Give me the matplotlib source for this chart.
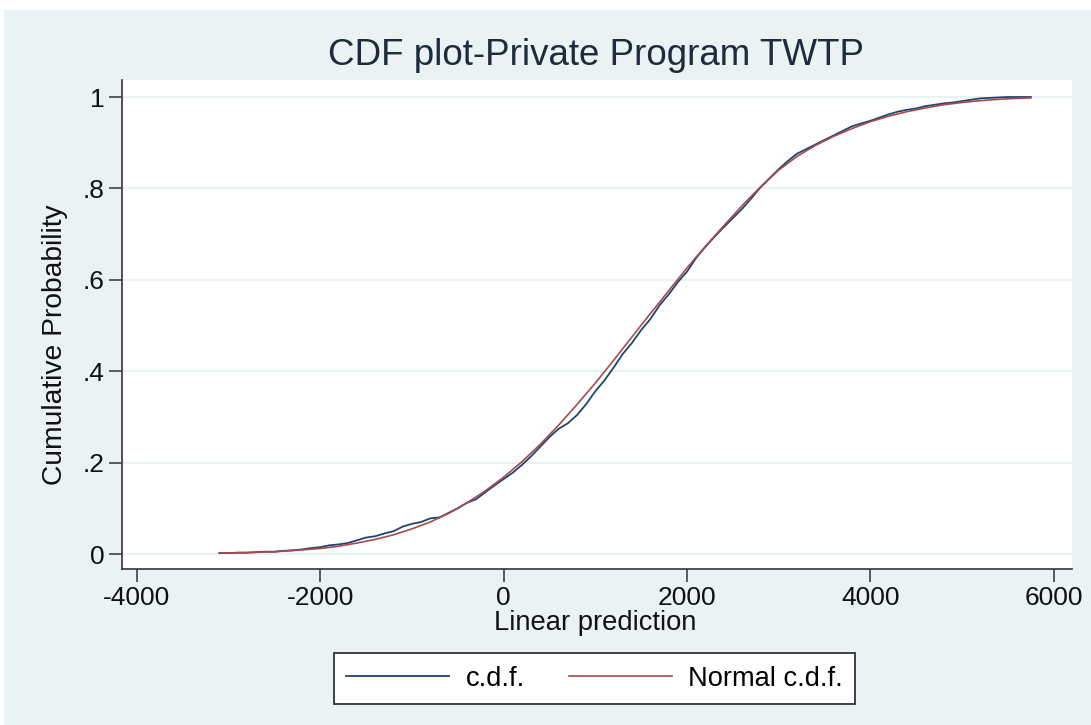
import matplotlib
matplotlib.use("Agg")
import matplotlib.pyplot as plt
from matplotlib.patches import Rectangle

plt.rcParams['font.family'] = ['Liberation Sans', 'DejaVu Sans']
plt.rcParams['axes.unicode_minus'] = False

# empirical c.d.f. of the linear prediction
cdf_x = [-3100, -3000, -2900, -2800, -2700, -2600, -2500, -2400, -2300, -2200,
         -2100, -2000, -1900, -1800, -1700, -1600, -1500, -1400, -1300, -1200,
         -1100, -1000, -900, -800, -700, -600, -500, -400, -300, -200,
         -100, 0, 100, 200, 300, 400, 500, 600, 700, 800,
         900, 1000, 1100, 1200, 1300, 1400, 1500, 1600, 1700, 1800,
         1900, 2000, 2100, 2200, 2300, 2400, 2500, 2600, 2700, 2800,
         2900, 3000, 3100, 3200, 3300, 3400, 3500, 3600, 3700, 3800,
         3900, 4000, 4100, 4200, 4300, 4400, 4500, 4600, 4700, 4800,
         4900, 5000, 5100, 5200, 5300, 5400, 5500, 5600, 5750]
cdf_y = [0.002, 0.002, 0.003, 0.003, 0.004, 0.005, 0.005, 0.007, 0.008, 0.010,
         0.013, 0.015, 0.019, 0.021, 0.024, 0.030, 0.036, 0.039, 0.045, 0.050,
         0.060, 0.066, 0.070, 0.078, 0.080, 0.090, 0.100, 0.112, 0.120, 0.135,
         0.150, 0.164, 0.178, 0.195, 0.214, 0.235, 0.256, 0.274, 0.286, 0.304,
         0.328, 0.356, 0.380, 0.408, 0.438, 0.462, 0.490, 0.514, 0.544, 0.568,
         0.595, 0.618, 0.648, 0.672, 0.694, 0.715, 0.735, 0.755, 0.778, 0.802,
         0.822, 0.842, 0.860, 0.876, 0.886, 0.896, 0.906, 0.916, 0.926, 0.936,
         0.942, 0.948, 0.955, 0.962, 0.968, 0.972, 0.975, 0.980, 0.983, 0.986,
         0.988, 0.991, 0.994, 0.997, 0.998, 0.999, 1.000, 1.000, 1.000]

# fitted normal c.d.f.
norm_x = [-3100, -2800, -2500, -2200, -2000, -1800, -1600, -1400, -1200, -1000,
          -800, -600, -400, -200, 0, 200, 400, 600, 800, 1000,
          1200, 1400, 1600, 1800, 2000, 2200, 2400, 2600, 2800, 3000,
          3200, 3400, 3600, 3800, 4000, 4200, 4400, 4600, 4800, 5000,
          5200, 5400, 5600, 5750]
norm_y = [0.002, 0.003, 0.005, 0.009, 0.012, 0.017, 0.024, 0.032, 0.042, 0.055,
          0.070, 0.089, 0.112, 0.138, 0.168, 0.202, 0.240, 0.282, 0.327, 0.374,
          0.424, 0.475, 0.526, 0.576, 0.626, 0.673, 0.718, 0.762, 0.803, 0.840,
          0.870, 0.894, 0.914, 0.931, 0.946, 0.958, 0.968, 0.976, 0.983, 0.988,
          0.992, 0.995, 0.997, 0.998]

x_ticks = [-4000, -2000, 0, 2000, 4000, 6000]
y_ticks = [0, 0.2, 0.4, 0.6, 0.8, 1]
y_tick_labels = ["0", ".2", ".4", ".6", ".8", "1"]

bg = '#eaf2f3'
W, H = 1091, 725

fig = plt.figure(figsize=(W / 100, H / 100), dpi=100)
fig.patch.set_facecolor('white')
fig.patches.append(Rectangle((4 / W, 0), 1, 1 - 10 / H, transform=fig.transFigure,
                             facecolor=bg, edgecolor='none', zorder=-5))

ax = fig.add_axes([122 / W, 1 - 569 / H, (1072 - 122) / W, (569 - 80) / H])
ax.set_facecolor('white')

for yt in y_ticks:
    ax.axhline(yt, color=bg, lw=1.6, zorder=1)

ax.plot(cdf_x, cdf_y, color='#1a476f', lw=1.3, label='c.d.f.', zorder=3)
ax.plot(norm_x, norm_y, color='#a84a4c', lw=1.2, label='Normal c.d.f.', zorder=4)

ax.set_xlim(-4162, 6199)
ax.set_ylim(-0.0328, 1.0372)
ax.set_xticks(x_ticks)
ax.set_yticks(y_ticks)
ax.set_yticklabels(y_tick_labels)
ax.tick_params(axis='both', direction='out', length=9.5, width=1.1, color='#333333',
               labelsize=19, labelcolor='#111111', pad=3)

for side in ['top', 'right']:
    ax.spines[side].set_visible(False)
for side in ['left', 'bottom']:
    ax.spines[side].set_color('#333333')
    ax.spines[side].set_linewidth(1.2)

fig.text(596 / W, 1 - 65 / H, "CDF plot-Private Program TWTP", ha='center',
         va='baseline', fontsize=26.5, color='#1e2b3a')
fig.text(595 / W, 1 - 630 / H, "Linear prediction", ha='center', va='baseline',
         fontsize=19.7, color='#111111')
fig.text(55 / W, 1 - 345 / H, "Cumulative Probability", ha='center', va='center',
         rotation=90, fontsize=20.3, color='#111111')

leg = fig.legend(loc='center', bbox_to_anchor=(594.5 / W, 1 - 678.5 / H), ncol=2,
                 fontsize=19.6, frameon=True, fancybox=False, handlelength=3.8,
                 handletextpad=0.6, columnspacing=1.6, borderpad=0.45)
leg.get_frame().set_edgecolor('#333333')
leg.get_frame().set_linewidth(1.3)
leg.get_frame().set_facecolor('white')
leg.get_frame().set_alpha(1)

fig.savefig('out.png', dpi=100, facecolor=fig.get_facecolor())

******************************

Repeat only the lines from the beginning of the material through the line containing "0.988, 0.991, 0.994, 0.997, 0.998, 0.999, 1.000, 1.000, 1.000]", both ends kept, leaving pictures out.

Give me the matplotlib source for this chart.
import matplotlib
matplotlib.use("Agg")
import matplotlib.pyplot as plt
from matplotlib.patches import Rectangle

plt.rcParams['font.family'] = ['Liberation Sans', 'DejaVu Sans']
plt.rcParams['axes.unicode_minus'] = False

# empirical c.d.f. of the linear prediction
cdf_x = [-3100, -3000, -2900, -2800, -2700, -2600, -2500, -2400, -2300, -2200,
         -2100, -2000, -1900, -1800, -1700, -1600, -1500, -1400, -1300, -1200,
         -1100, -1000, -900, -800, -700, -600, -500, -400, -300, -200,
         -100, 0, 100, 200, 300, 400, 500, 600, 700, 800,
         900, 1000, 1100, 1200, 1300, 1400, 1500, 1600, 1700, 1800,
         1900, 2000, 2100, 2200, 2300, 2400, 2500, 2600, 2700, 2800,
         2900, 3000, 3100, 3200, 3300, 3400, 3500, 3600, 3700, 3800,
         3900, 4000, 4100, 4200, 4300, 4400, 4500, 4600, 4700, 4800,
         4900, 5000, 5100, 5200, 5300, 5400, 5500, 5600, 5750]
cdf_y = [0.002, 0.002, 0.003, 0.003, 0.004, 0.005, 0.005, 0.007, 0.008, 0.010,
         0.013, 0.015, 0.019, 0.021, 0.024, 0.030, 0.036, 0.039, 0.045, 0.050,
         0.060, 0.066, 0.070, 0.078, 0.080, 0.090, 0.100, 0.112, 0.120, 0.135,
         0.150, 0.164, 0.178, 0.195, 0.214, 0.235, 0.256, 0.274, 0.286, 0.304,
         0.328, 0.356, 0.380, 0.408, 0.438, 0.462, 0.490, 0.514, 0.544, 0.568,
         0.595, 0.618, 0.648, 0.672, 0.694, 0.715, 0.735, 0.755, 0.778, 0.802,
         0.822, 0.842, 0.860, 0.876, 0.886, 0.896, 0.906, 0.916, 0.926, 0.936,
         0.942, 0.948, 0.955, 0.962, 0.968, 0.972, 0.975, 0.980, 0.983, 0.986,
         0.988, 0.991, 0.994, 0.997, 0.998, 0.999, 1.000, 1.000, 1.000]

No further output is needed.